> [What the exercise asks]: Each line from the top of the listing through the one holding "from matplotlib.ticker import MultipleLocator" should be restated word for word, with nothing added and no pictures.

> [Raw data]:
###

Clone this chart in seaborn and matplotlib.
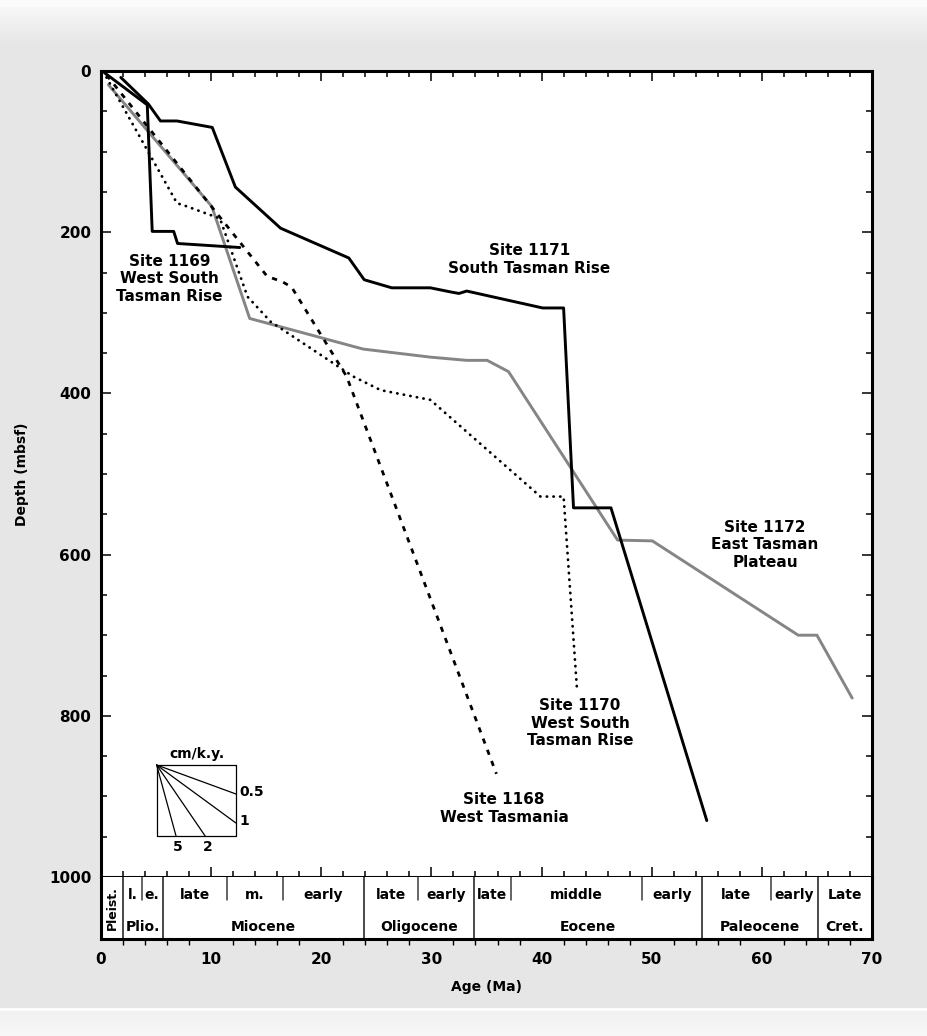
import numpy as np
import pandas as pd
import matplotlib
matplotlib.use("Agg")
import matplotlib.pyplot as plt
import seaborn as sns
from matplotlib.ticker import MultipleLocator

# ---------------- data ----------------
site1171_age = [1.8, 4.3, 5.4, 6.9, 10.1, 12.2, 16.3, 22.5, 23.9, 26.4, 29.9, 31.7, 32.5, 33.2, 40.1, 42.0, 42.9, 46.3, 55.0]
site1171_depth = [8, 41, 62, 62, 70, 144, 195, 232, 259, 269, 269, 274, 276, 273, 294, 294, 542, 542, 930]

site1169_age = [0.3, 4.2, 4.65, 6.6, 6.95, 12.6]
site1169_depth = [2, 42, 199, 199, 214, 219]

site1168_age = [0.5, 15.1, 16.4, 17.3, 22.3, 35.9]
site1168_depth = [5, 255, 261, 268, 379, 872]

site1170_age = [0.5, 6.9, 7.8, 10.8, 13.3, 15.4, 22.9, 25.4, 29.9, 39.9, 42.0, 43.2]
site1170_depth = [8, 164, 168, 183, 280, 311, 379, 396, 408, 528, 528, 764]

site1172_age = [0.67, 10.06, 13.5, 23.8, 29.9, 33.2, 35.06, 37.0, 46.9, 50.06, 63.3, 65.0, 68.2]
site1172_depth = [17, 168, 307, 345, 355, 359, 359, 373, 582, 583, 700, 700, 778]

rate_values = [0.5, 1, 2, 5]          # cm/k.y.
rate_labels = ["0.5", "1", "2", "5"]

epoch_bounds = [0, 2.0, 5.6, 23.85, 33.85, 54.55, 65.06, 70]
epoch_names = ["Pleist.", "Plio.", "Miocene", "Oligocene", "Eocene", "Paleocene", "Cret."]
sub_bounds = [3.7, 11.4, 16.5, 28.75, 37.2, 49.15, 60.8]
sub_names = ["l.", "e.", "late", "m.", "early", "late", "early", "late", "middle", "early",
             "late", "early", "Late"]
sub_edges = [2.0, 3.7, 5.6, 11.4, 16.5, 23.85, 28.75, 33.85, 37.2, 49.15, 54.55, 60.8, 65.06, 70]

x_ticks = [0, 10, 20, 30, 40, 50, 60, 70]
y_ticks = [0, 200, 400, 600, 800, 1000]

# ---------------- style ----------------
sns.set_theme(style="ticks")
plt.rcParams["font.family"] = ["DejaVu Sans"]
plt.rcParams["font.weight"] = "bold"
for k in ["text.color", "axes.labelcolor", "xtick.color", "ytick.color", "axes.edgecolor"]:
    plt.rcParams[k] = "black"

W, H = 927, 1036
fig = plt.figure(figsize=(W / 100, H / 100), dpi=100)
fig.patch.set_facecolor("#e6e7e8")

# background bands
bg = fig.add_axes([0, 0, 1, 1], zorder=-10)
prof = np.full(H, 0.905)
prof[:7] = 0.985
t = np.linspace(0, 1, 38)
prof[7:45] = 0.97 - (0.97 - 0.905) * t
prof[1008:1011] = 0.99
prof[1011:] = np.linspace(0.945, 0.97, H - 1011)
img = np.stack([prof, prof, prof * 1.004], axis=-1)
img = np.clip(img, 0, 1)
bg.imshow(img[:, None, :].repeat(4, axis=1), aspect="auto", extent=[0, 1, 0, 1])
bg.set_axis_off()

left, right = 101 / W, 872 / W
top_px, y1000_px, bar_px = 71, 877, 939
ax = fig.add_axes([left, (H - y1000_px) / H, right - left, (y1000_px - top_px) / H])
axb = fig.add_axes([left, (H - bar_px) / H, right - left, (bar_px - y1000_px) / H], sharex=ax)
ax.set_facecolor("white")
axb.set_facecolor("white")

# ---------------- lines ----------------
def frame(a, d):
    return pd.DataFrame({"age": a, "depth": d})

dot = (0, (0.1, 2.3))
dash = (0, (1.9, 2.4))
sns.lineplot(data=frame(site1172_age, site1172_depth), x="age", y="depth", ax=ax, sort=False,
             estimator=None, color="#858585", lw=2.1)
sns.lineplot(data=frame(site1171_age, site1171_depth), x="age", y="depth", ax=ax, sort=False,
             estimator=None, color="black", lw=2.1)
sns.lineplot(data=frame(site1169_age, site1169_depth), x="age", y="depth", ax=ax, sort=False,
             estimator=None, color="black", lw=2.1)
sns.lineplot(data=frame(site1168_age, site1168_depth), x="age", y="depth", ax=ax, sort=False,
             estimator=None, color="black", lw=2.0, linestyle=dash)
sns.lineplot(data=frame(site1170_age, site1170_depth), x="age", y="depth", ax=ax, sort=False,
             estimator=None, color="black", lw=2.0, linestyle=dot, dash_capstyle="round")

ax.set_xlim(0, 70)
ax.set_ylim(1000, 0)
ax.set_xlabel("")
ax.set_ylabel("Depth (mbsf)", fontsize=10, fontweight="bold",
              family=["Liberation Sans Narrow", "DejaVu Sans"], labelpad=14)
ax.set_yticks(y_ticks)
ax.yaxis.set_minor_locator(MultipleLocator(50))
ax.xaxis.set_major_locator(MultipleLocator(10))
ax.xaxis.set_minor_locator(MultipleLocator(2))
ax.tick_params(which="both", direction="in", top=True, right=True, bottom=True, left=True,
               labelbottom=False, color="black", width=1.1)
ax.tick_params(which="major", length=7.5)
ax.tick_params(which="minor", length=4)
ax.tick_params(axis="y", labelsize=11, pad=7)
for s in ax.spines.values():
    s.set_linewidth(2.2)
    s.set_color("black")
for lab in ax.get_yticklabels():
    lab.set_fontweight("bold")

# ---------------- site labels ----------------
lab_kw = dict(ha="center", va="center", fontsize=11, fontweight="bold", linespacing=1.2)
ax.text(6.2, 258, "Site 1169\nWest South\nTasman Rise", **lab_kw)
ax.text(38.9, 234, "Site 1171\nSouth Tasman Rise", **lab_kw)
ax.text(60.3, 588, "Site 1172\nEast Tasman\nPlateau", **lab_kw)
ax.text(43.5, 809, "Site 1170\nWest South\nTasman Rise", **lab_kw)
ax.text(36.6, 915, "Site 1168\nWest Tasmania", **lab_kw)

# ---------------- rate diagram ----------------
x0, d0, bw, bh = 5.05, 861, 7.2, 88
ax.plot([x0, x0 + bw, x0 + bw, x0, x0], [d0, d0, d0 + bh, d0 + bh, d0], color="black", lw=0.9)
for r, lbl in zip(rate_values, rate_labels):
    m = 10 * r  # m per Ma
    xe = min(x0 + bw, x0 + bh / m)
    de = d0 + m * (xe - x0)
    ax.plot([x0, xe], [d0, de], color="black", lw=0.9)
    if xe >= x0 + bw - 1e-9:
        ax.text(x0 + bw + 0.35, de - 2, lbl, ha="left", va="center", fontsize=10, fontweight="bold")
    else:
        ax.text(xe + 0.2, d0 + bh + 14, lbl, ha="center", va="center", fontsize=10, fontweight="bold")
ax.text(x0 + bw / 2 + 0.1, d0 - 13, "cm/k.y.", ha="center", va="center", fontsize=10, fontweight="bold")

# ---------------- time scale bar ----------------
axb.set_ylim(0, 1)
axb.set_yticks([])
for b in epoch_bounds[1:-1]:
    axb.axvline(b, color="#3a3a3a", lw=1.3)
for b in sub_bounds:
    axb.plot([b, b], [1, 0.63], color="#3a3a3a", lw=1.1)
for i, name in enumerate(epoch_names):
    c = (epoch_bounds[i] + epoch_bounds[i + 1]) / 2
    if name == "Pleist.":
        axb.text(c, 0.5, name, rotation=90, ha="center", va="center", fontsize=9, fontweight="bold")
    else:
        axb.text(c, 0.2, name, ha="center", va="center", fontsize=10, fontweight="bold")
for i, name in enumerate(sub_names):
    c = (sub_edges[i] + sub_edges[i + 1]) / 2
    axb.text(c, 0.71, name, ha="center", va="center", fontsize=10, fontweight="bold")
axb.set_xticks(x_ticks)
axb.tick_params(axis="x", length=0, pad=9, labelsize=11)
for lab in axb.get_xticklabels():
    lab.set_fontweight("bold")
axb.spines["top"].set_visible(False)
for k in ["left", "right", "bottom"]:
    axb.spines[k].set_linewidth(2.2)
    axb.spines[k].set_color("black")
axb.set_xlabel("Age (Ma)", fontsize=10, fontweight="bold", labelpad=10)

fig.savefig("out.png", dpi=100, facecolor=fig.get_facecolor())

###

> [Expected answer]:
Clone this chart in seaborn and matplotlib.
import numpy as np
import pandas as pd
import matplotlib
matplotlib.use("Agg")
import matplotlib.pyplot as plt
import seaborn as sns
from matplotlib.ticker import MultipleLocator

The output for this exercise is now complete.